Monday, Dec. 28, 1953
"Lost Battalion"
The five oldsters--four men and a woman--were not the sort to badger officials, but something had made them desperate. Last week they trooped into the office of Colorado's Governor Dan Thornton to present a special petition. "Governor," said one of the men, "I'll bet you a cowboy hat and a new pipe that you can't match this story any place in the U.S."
The petitioners had come on behalf of 18 retired professors from Colorado A & M. Their average age is 77.6, and they served on the faculty an average of 32 years. Among them, they have 21 advanced degrees, have headed the college's major departments, have written scores of articles and books. But each retired before either the state or the college had an adequate pension program. Since retirement, the 18 have been living on an average monthly annuity of $60.25.

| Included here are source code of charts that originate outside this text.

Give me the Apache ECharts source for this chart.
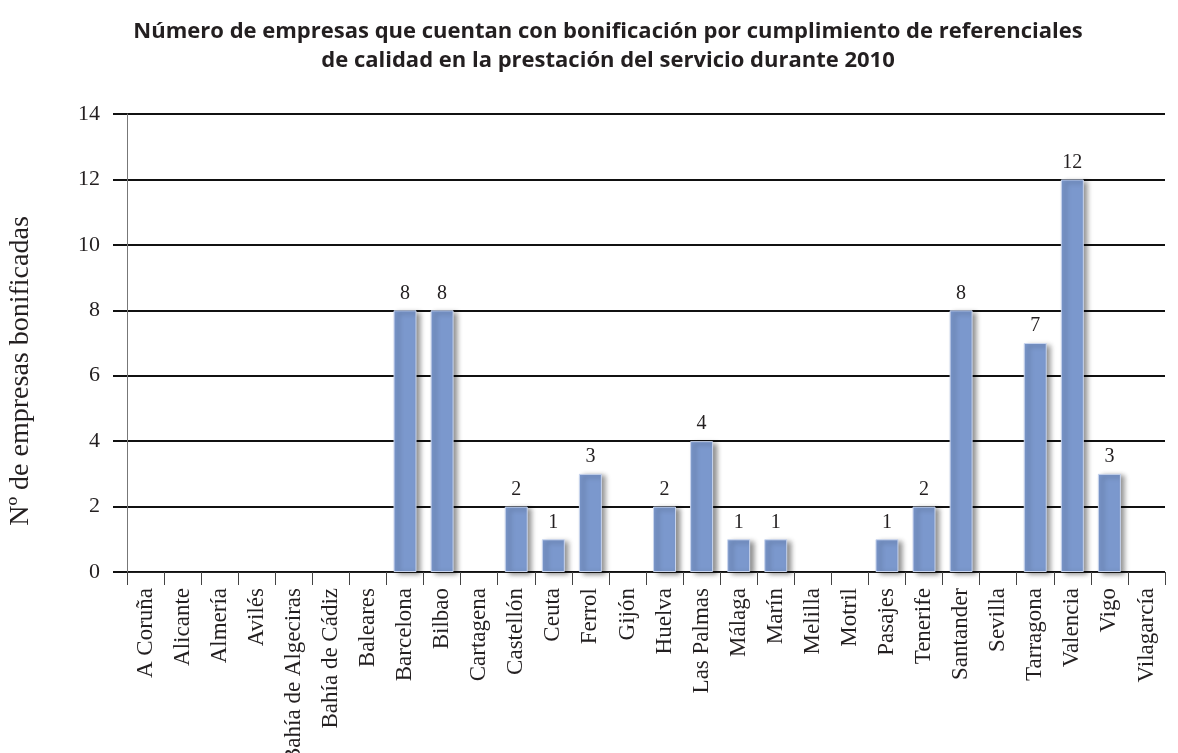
<!DOCTYPE html>
<html>
<head>
<meta charset="utf-8">
<script src="https://cdn.jsdelivr.net/npm/echarts@6/dist/echarts.min.js"></script>
<style>
  html, body { margin: 0; padding: 0; background: #fff; }
  #main { width: 1178px; height: 753px; }
</style>
</head>
<body>
<div id="main"></div>
<script>
var puertos = ['A Coruña', 'Alicante', 'Almería', 'Avilés', 'Bahía de Algeciras', 'Bahía de Cádiz',
  'Baleares', 'Barcelona', 'Bilbao', 'Cartagena', 'Castellón', 'Ceuta', 'Ferrol', 'Gijón', 'Huelva',
  'Las Palmas', 'Málaga', 'Marín', 'Melilla', 'Motril', 'Pasajes', 'Tenerife', 'Santander', 'Sevilla',
  'Tarragona', 'Valencia', 'Vigo', 'Vilagarcía'];
var empresas = [0, 0, 0, 0, 0, 0, 0, 8, 8, 0, 2, 1, 3, 0, 2, 4, 1, 1, 0, 0, 1, 2, 8, 0, 7, 12, 3, 0];

var serif = '"Liberation Serif", "DejaVu Serif", serif';

var myChart = echarts.init(document.getElementById('main'));
var option = {
  backgroundColor: '#fff',
  title: {
    text: 'Número de empresas que cuentan con bonificación por cumplimiento de referenciales\nde calidad en la prestación del servicio durante 2010',
    left: 603,
    textAlign: 'center',
    top: 12,
    textStyle: {
      fontFamily: '"Open Sans", sans-serif',
      fontWeight: 'bold',
      fontSize: 22,
      lineHeight: 29,
      color: '#231f20'
    }
  },
  grid: { left: 127, right: 13, top: 114, bottom: 181, outerBoundsMode: 'none', containLabel: false },
  xAxis: {
    type: 'category',
    data: puertos,
    axisLine: { show: true, lineStyle: { color: '#222', width: 1 } },
    axisTick: { show: true, length: 13, lineStyle: { color: '#444', width: 1 } },
    axisLabel: {
      rotate: 90,
      margin: 16,
      fontFamily: serif,
      fontSize: 23,
      color: '#231f20'
    }
  },
  yAxis: {
    type: 'value',
    min: 0,
    max: 14,
    interval: 2,
    name: 'Nº de empresas bonificadas',
    nameLocation: 'middle',
    nameGap: 92,
    nameTextStyle: { fontFamily: serif, fontSize: 28, color: '#231f20', padding: [0, 56, 0, 0] },
    axisLine: { show: true, lineStyle: { color: '#777', width: 1 } },
    axisTick: { show: true, length: 14, lineStyle: { color: '#111', width: 2 } },
    splitLine: { show: true, lineStyle: { color: '#111', width: 2 } },
    axisLabel: { margin: 27, fontFamily: serif, fontSize: 22, color: '#231f20' }
  },
  series: [{
    type: 'bar',
    data: empresas.map(function (v) { return v > 0 ? v : '-'; }),
    barWidth: '62%',
    itemStyle: {
      color: '#7b98cd',
      borderColor: '#c9d5ee',
      borderWidth: 1,
      shadowColor: 'rgba(0,0,0,0.45)',
      shadowBlur: 5,
      shadowOffsetX: 4,
      shadowOffsetY: 2
    },
    label: {
      show: true,
      position: 'top',
      distance: 7,
      fontFamily: serif,
      fontSize: 20,
      color: '#231f20'
    }
  }]
};
myChart.setOption(option);
</script>
</body>
</html>
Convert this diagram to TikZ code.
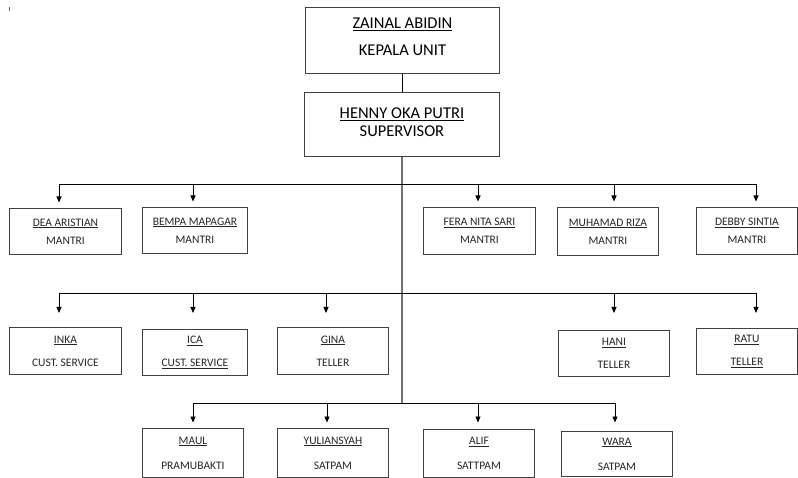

To make ends meet, the retired professors have been forced to take up odd jobs. One runs the local community-chest drive, another works for the Masons, still another serves as a part-time consultant to a big Colorado cattleman. The former head of the chemistry department has worked as a printer in a Fort Collins print shop, but to supplement his monthly $37.14, his wife must baby-sit. Professor G. A. Schmidt, author of six textbooks on agriculture, has worked as an 80/-an-hour land appraiser, and Entomologist Miriam A. Palmer, an expert on aphids, receives only $39.97 a month after 48 years of service. Professor Burton O. Longyear, who founded the department of forestry, last year spent the last of his life's savings ($5,000) on his wife's doctor's bills; now, at 85, he has nothing left to live on except $46.73 a month.
Sad Miss Inga Allison, onetime dean of the home-economics division: "In our active years, we taught from 7:30 in the morning till 5 at night. We were the student-loan fund. We loaned our money without regard for whether we might get it back. We all made personal and financial sacrifices, and we did so gladly, because it was for the good of the school. Now, many of us won't be here long. We want to think that we can meet our last expenses out of our own resources. We don't want to be stripped down to our last cent before we die."
Said Governor Thornton: "These folks are a lost battalion." Something, he promised, would be done.